Friday, June 19, 2009
A Lesson in the Need for Global Awareness
According to a new book The Third Reich in the Ivory Tower: Complicity and Conflict on American Campuses by Stephen H Norwood,many American university academicians were complicit in the Holocaust.
Norwood describes in an interview, university leaders as unconcerned about the Holocaust because of their own anti semitism and policies to exclude Jews from entry into their clubs that they saw as an Anglo Saxon fiefdom, "They just didn't care very deeply about Jews and anti-Semitism because they were themselves involved in maintaining quota barriers against Jewish students. There were very, very few Jews on the faculties of American universities throughout the entire inter-war period. And there are whole fields that were basically off-limits to Jews," he says.
Norwood in the same interview sets out the larger context in which this was all taking place,
"As many working and lower-middle-class Americans marched in the streets and struggled to organize a nationwide boycott of German goods and services, American universities maintained amicable relations with the Third Reich, sending their students to study at Nazified universities while welcoming Nazi exchange students to their own campuses. American’s most distinguished university presidents willingly crossed the Atlantic in ships flying the swastika flag, openly defying the anti-Nazi boycott, to the benefit of the Third Reich’s economy. By warmly receiving Nazi diplomats and propagandists on campus, they helped Nazi Germany present itself to the American public as a civilized nation, unfairly maligned in the press.”
The period that Norwood studied came to an end in 1938 with Kristallnact. With that event , Norwood writes, "American universities become significantly involved in protest against Nazism. Even then, the initiative came largely from students."
This last point reminds us that it was largely student activism that forced many American universities to divest in South Africa during the apartheid regime.

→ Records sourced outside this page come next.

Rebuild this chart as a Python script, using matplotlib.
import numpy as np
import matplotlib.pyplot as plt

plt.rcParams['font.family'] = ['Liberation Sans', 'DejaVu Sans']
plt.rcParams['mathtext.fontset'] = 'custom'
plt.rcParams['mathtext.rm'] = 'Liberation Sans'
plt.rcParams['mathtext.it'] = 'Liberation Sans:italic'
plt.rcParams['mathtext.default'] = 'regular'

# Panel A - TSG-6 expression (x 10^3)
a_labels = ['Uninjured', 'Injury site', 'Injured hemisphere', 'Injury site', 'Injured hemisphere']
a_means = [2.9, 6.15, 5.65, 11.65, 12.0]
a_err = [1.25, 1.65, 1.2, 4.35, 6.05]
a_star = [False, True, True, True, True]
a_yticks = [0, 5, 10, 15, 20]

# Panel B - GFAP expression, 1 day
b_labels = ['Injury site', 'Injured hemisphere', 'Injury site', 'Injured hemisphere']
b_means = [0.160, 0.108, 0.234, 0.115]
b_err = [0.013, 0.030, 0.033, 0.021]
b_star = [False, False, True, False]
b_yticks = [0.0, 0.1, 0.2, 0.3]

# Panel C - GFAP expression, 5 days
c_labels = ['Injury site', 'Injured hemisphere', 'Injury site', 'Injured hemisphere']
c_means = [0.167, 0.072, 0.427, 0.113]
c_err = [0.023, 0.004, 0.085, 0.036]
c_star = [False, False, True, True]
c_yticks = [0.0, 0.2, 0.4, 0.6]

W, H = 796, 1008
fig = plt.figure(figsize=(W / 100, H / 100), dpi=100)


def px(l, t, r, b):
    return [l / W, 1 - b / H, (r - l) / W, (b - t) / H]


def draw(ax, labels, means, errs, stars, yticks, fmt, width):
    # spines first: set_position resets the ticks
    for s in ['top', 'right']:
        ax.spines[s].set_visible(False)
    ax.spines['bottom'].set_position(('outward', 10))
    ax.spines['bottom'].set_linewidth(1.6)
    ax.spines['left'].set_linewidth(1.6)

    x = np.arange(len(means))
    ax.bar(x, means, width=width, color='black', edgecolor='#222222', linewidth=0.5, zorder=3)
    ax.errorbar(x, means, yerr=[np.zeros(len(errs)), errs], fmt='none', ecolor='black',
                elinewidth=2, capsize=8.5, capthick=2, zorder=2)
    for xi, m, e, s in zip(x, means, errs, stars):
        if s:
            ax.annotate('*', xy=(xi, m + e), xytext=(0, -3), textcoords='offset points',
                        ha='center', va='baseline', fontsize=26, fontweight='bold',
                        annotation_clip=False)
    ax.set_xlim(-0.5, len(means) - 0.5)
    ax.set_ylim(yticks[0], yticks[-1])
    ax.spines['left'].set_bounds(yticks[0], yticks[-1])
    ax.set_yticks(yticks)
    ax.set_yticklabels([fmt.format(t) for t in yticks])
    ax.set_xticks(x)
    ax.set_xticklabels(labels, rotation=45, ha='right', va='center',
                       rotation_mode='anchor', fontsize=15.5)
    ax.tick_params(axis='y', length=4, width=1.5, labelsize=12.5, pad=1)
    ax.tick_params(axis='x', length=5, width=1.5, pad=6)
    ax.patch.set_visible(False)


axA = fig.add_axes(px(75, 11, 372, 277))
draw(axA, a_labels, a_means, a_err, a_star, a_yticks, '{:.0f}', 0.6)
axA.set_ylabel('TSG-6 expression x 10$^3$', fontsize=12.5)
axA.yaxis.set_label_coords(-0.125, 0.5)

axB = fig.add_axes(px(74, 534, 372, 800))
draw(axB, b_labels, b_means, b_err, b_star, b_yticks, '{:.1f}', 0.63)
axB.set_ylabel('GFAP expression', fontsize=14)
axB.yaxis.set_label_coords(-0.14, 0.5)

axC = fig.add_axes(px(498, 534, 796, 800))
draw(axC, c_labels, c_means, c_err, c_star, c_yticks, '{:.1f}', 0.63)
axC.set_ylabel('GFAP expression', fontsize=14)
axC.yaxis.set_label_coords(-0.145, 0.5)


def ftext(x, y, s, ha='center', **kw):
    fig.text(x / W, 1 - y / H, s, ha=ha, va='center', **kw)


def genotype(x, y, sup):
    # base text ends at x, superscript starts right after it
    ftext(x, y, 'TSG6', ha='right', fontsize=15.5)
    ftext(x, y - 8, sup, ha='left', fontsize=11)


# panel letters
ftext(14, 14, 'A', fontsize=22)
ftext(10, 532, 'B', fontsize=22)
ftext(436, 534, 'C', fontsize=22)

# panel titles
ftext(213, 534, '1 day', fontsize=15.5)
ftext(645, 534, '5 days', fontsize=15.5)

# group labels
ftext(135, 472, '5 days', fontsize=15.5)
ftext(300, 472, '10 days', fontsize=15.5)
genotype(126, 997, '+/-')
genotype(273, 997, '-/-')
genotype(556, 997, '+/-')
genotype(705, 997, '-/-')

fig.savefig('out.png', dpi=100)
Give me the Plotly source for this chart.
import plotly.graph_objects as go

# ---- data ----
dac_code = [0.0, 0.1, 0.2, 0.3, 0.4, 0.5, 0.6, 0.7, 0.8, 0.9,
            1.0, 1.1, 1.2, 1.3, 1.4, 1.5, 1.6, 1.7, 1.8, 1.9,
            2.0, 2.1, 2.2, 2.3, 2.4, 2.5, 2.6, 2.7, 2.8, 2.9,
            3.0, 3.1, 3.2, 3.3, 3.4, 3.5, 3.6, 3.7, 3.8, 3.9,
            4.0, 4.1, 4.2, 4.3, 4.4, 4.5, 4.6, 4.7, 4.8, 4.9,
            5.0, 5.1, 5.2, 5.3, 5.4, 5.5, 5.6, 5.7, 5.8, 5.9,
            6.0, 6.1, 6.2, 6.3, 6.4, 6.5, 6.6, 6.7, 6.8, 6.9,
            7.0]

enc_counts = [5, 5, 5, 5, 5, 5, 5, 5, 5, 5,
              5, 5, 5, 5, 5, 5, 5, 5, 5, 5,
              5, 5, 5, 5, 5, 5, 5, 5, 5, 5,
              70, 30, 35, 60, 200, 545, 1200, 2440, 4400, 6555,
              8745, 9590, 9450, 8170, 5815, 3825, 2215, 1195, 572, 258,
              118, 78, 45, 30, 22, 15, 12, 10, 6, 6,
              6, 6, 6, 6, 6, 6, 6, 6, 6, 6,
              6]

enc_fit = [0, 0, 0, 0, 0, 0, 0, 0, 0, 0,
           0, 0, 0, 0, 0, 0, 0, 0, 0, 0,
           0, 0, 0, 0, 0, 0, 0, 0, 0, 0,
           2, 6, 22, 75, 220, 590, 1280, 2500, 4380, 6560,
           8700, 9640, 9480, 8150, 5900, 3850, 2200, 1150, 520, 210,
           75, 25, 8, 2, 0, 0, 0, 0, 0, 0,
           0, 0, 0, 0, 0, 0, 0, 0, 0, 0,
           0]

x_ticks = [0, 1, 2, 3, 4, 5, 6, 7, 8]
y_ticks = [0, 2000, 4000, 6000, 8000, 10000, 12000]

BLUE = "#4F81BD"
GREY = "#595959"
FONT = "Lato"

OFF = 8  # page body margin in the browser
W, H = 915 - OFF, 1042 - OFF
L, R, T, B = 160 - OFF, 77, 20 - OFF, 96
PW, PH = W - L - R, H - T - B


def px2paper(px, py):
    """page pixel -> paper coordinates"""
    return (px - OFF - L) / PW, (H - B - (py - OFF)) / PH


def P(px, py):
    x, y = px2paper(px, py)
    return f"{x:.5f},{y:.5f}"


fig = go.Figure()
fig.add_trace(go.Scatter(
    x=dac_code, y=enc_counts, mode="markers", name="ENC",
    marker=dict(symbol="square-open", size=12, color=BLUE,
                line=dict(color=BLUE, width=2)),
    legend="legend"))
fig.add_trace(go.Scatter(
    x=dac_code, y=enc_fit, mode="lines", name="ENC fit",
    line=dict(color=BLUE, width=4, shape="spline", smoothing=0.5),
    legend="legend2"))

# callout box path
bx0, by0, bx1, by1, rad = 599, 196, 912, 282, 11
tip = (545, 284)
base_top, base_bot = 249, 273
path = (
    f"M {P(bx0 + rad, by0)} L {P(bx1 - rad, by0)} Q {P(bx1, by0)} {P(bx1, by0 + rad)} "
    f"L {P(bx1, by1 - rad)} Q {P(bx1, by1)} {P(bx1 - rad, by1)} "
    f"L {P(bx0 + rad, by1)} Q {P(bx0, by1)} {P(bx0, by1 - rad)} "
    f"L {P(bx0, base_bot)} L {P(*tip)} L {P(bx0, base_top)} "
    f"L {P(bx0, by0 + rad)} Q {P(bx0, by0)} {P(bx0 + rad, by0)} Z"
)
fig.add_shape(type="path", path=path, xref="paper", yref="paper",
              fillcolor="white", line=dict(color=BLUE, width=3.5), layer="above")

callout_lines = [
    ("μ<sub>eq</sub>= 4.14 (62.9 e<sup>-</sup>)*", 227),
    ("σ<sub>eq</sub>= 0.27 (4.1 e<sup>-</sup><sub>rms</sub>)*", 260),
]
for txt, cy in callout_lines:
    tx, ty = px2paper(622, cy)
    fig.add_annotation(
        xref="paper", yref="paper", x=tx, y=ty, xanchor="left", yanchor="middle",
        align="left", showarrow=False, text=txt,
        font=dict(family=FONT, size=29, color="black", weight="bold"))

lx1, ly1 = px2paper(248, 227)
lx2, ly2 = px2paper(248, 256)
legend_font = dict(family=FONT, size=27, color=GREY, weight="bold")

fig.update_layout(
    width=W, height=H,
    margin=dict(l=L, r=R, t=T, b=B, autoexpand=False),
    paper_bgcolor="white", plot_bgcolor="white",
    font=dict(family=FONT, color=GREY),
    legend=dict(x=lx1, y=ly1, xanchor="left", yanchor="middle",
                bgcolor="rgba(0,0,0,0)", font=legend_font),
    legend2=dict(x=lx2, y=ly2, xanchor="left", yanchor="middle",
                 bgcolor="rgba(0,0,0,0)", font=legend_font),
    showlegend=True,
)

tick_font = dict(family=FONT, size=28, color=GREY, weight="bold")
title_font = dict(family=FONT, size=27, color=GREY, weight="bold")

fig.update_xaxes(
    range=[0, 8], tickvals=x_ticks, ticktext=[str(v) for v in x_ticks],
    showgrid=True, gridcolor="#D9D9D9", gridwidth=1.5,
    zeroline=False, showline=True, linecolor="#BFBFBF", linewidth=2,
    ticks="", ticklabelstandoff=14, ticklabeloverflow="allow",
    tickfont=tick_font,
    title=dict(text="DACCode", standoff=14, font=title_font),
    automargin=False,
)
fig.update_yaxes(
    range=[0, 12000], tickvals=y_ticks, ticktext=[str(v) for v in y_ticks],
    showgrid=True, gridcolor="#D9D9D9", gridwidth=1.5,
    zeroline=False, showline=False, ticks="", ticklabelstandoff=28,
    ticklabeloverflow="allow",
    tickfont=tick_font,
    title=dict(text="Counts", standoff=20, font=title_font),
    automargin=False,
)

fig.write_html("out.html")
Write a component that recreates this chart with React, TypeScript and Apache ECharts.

For example, according to a source from the Michigan State University education school (a leader in divestment) it appears that the divestment of University of California Berkeley's $3 billion in stock holdings "was particularly important" since in 1986 when this action occured "it was the largest public institution to take a stand." One important person at least remembered the event when Nelson Mandela, during a visit to the area after his release from prison, pointed to this event "as a catalyst that ultimately helped end white-minority rule in South Africa."
It would be nice if today that sense of moral and ethical responsibility for the planet and its people came from university leaders and not just from the students. One road for universities to take inorder to regain some moral high ground in this area would be to require global education and awareness as a core part of their curriculums.